Find out what remains.”
― Ramana Maharshi
The Clementine ego who talks too much and who has that whiskey shot and who gets annoyed and who says the wrong thing and who gets snarky and who forgets the charger and who screws up “Babe I’m Gonna Leave You” because she’s thinking about her kick drum pedal and forgets to count; here, in this still morning, she gets swallowed up in the sea of compassion at the base of the true self. Here is the stillness, here the infinite. Nothing lost. Nothing changes and the idea of having to start over on the path seems like a funny concept of a hollow reality.
Starting, stopping, even these concepts blow away in the light of the eternal. When I fall into this expansive and expanding energy, I see how Clementine keeps inserting herself: fears, attachments, concepts.

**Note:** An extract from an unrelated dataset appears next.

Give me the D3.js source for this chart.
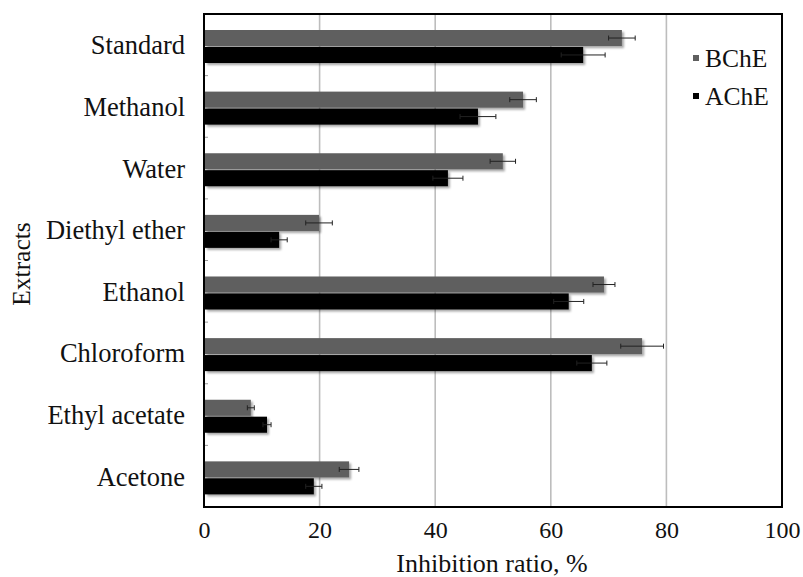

I witness those intrusions, little clouds that blow through. I watch them blow away as I open to this spacious awareness.
How hard she always is on herself. She thinks that a week of socializing can reduce the power of what she already knows. She thinks that she can possibly damage any progress made toward awakening. She thinks and judges and worries and regrets and feels defeated. Meanwhile, this still consciousness of all enlightened beings past, present and future, lies waiting beneath. Beneath what we think is you, and me. Beneath this turbulent reality we all rocket through.
The gratitude for this path overwhelms me. I find that love for my family and friends and music and laughter and feel the stillness and eternal peace beneath it all, and I fall.